(EXERCISE PROMPT)
Beginning with the first line, set down every line through the one containing "from matplotlib.patches import", exactly as it appears, but not the pictures.

━━━ DATASET EXTRACT ━━━

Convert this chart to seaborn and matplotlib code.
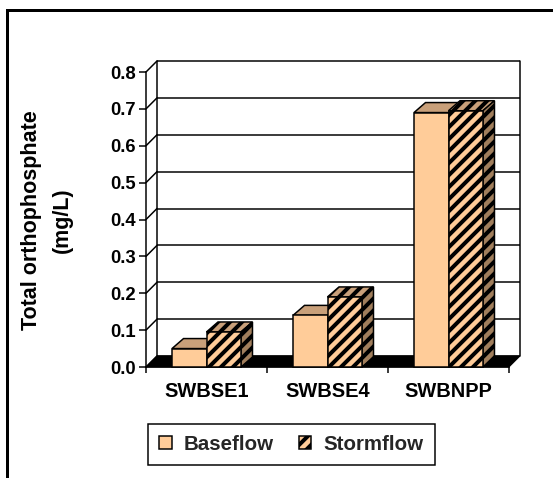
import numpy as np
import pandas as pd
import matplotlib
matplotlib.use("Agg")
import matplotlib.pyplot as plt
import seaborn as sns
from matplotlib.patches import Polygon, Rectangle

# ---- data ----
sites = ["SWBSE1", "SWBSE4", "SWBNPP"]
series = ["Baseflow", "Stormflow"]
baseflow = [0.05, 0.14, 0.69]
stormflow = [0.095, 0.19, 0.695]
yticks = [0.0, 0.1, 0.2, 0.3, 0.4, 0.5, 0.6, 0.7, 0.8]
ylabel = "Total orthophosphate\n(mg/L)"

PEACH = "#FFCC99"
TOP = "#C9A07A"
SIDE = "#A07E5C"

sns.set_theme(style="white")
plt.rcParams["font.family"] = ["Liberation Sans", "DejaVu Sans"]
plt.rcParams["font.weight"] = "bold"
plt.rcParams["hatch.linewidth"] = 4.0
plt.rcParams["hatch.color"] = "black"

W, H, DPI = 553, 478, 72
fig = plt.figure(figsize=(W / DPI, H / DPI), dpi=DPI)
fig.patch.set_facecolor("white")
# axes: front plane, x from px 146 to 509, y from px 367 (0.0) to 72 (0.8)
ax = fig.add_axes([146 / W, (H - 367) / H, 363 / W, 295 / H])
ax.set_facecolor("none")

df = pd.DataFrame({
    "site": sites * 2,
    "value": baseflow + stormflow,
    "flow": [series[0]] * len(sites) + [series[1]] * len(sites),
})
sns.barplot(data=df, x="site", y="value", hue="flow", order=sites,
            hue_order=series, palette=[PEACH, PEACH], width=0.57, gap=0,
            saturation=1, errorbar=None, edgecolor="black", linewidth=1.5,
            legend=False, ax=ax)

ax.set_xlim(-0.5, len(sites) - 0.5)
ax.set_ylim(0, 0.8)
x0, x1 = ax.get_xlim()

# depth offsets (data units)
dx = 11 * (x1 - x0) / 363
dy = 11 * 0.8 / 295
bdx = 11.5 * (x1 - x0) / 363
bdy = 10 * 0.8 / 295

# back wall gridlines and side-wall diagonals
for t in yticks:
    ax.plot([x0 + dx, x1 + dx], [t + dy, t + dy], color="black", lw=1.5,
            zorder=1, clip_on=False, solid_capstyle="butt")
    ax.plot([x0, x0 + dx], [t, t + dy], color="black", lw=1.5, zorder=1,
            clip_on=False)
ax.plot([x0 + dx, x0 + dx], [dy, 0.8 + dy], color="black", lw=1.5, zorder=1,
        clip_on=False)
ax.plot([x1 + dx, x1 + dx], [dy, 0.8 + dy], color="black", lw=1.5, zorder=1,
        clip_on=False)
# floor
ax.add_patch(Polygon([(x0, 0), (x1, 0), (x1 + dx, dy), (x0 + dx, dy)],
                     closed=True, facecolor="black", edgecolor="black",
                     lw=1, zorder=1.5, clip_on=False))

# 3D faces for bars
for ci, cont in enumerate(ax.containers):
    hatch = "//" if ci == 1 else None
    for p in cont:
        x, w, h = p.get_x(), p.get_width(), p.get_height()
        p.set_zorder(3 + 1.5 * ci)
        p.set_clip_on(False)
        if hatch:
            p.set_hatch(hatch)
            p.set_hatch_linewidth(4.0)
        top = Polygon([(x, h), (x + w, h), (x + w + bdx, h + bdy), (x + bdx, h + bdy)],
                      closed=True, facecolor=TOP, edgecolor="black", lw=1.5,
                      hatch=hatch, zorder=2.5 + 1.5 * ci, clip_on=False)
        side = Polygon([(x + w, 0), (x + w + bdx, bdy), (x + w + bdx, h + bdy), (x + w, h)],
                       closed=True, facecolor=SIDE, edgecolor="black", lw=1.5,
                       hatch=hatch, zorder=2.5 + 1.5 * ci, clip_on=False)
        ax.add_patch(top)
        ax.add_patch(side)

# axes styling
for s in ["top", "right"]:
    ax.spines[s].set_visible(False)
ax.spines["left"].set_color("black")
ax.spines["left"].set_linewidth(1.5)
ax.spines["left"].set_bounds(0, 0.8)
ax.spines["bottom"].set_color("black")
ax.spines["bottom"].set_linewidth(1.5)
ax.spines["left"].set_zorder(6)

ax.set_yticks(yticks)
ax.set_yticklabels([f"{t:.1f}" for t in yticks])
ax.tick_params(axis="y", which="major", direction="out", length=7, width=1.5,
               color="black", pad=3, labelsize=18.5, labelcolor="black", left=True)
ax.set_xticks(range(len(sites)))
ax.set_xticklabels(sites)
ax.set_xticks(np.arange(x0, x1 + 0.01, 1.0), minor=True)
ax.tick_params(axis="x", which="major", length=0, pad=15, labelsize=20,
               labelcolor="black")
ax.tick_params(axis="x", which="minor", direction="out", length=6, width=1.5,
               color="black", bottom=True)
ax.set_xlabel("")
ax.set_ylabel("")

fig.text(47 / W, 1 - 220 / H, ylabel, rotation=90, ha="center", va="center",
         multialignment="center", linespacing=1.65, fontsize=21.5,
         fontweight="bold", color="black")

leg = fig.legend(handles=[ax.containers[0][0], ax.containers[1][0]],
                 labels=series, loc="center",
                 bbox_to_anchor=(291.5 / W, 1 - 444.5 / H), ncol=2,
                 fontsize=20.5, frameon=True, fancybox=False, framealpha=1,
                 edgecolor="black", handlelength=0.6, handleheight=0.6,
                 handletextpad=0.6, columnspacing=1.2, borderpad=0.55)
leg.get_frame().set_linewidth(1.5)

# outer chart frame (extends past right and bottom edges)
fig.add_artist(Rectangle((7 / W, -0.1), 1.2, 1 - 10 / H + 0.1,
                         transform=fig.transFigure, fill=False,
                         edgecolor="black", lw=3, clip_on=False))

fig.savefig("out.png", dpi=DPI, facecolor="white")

━━━

(COMPLETE OUTPUT)
Convert this chart to seaborn and matplotlib code.
import numpy as np
import pandas as pd
import matplotlib
matplotlib.use("Agg")
import matplotlib.pyplot as plt
import seaborn as sns
from matplotlib.patches import Polygon, Rectangle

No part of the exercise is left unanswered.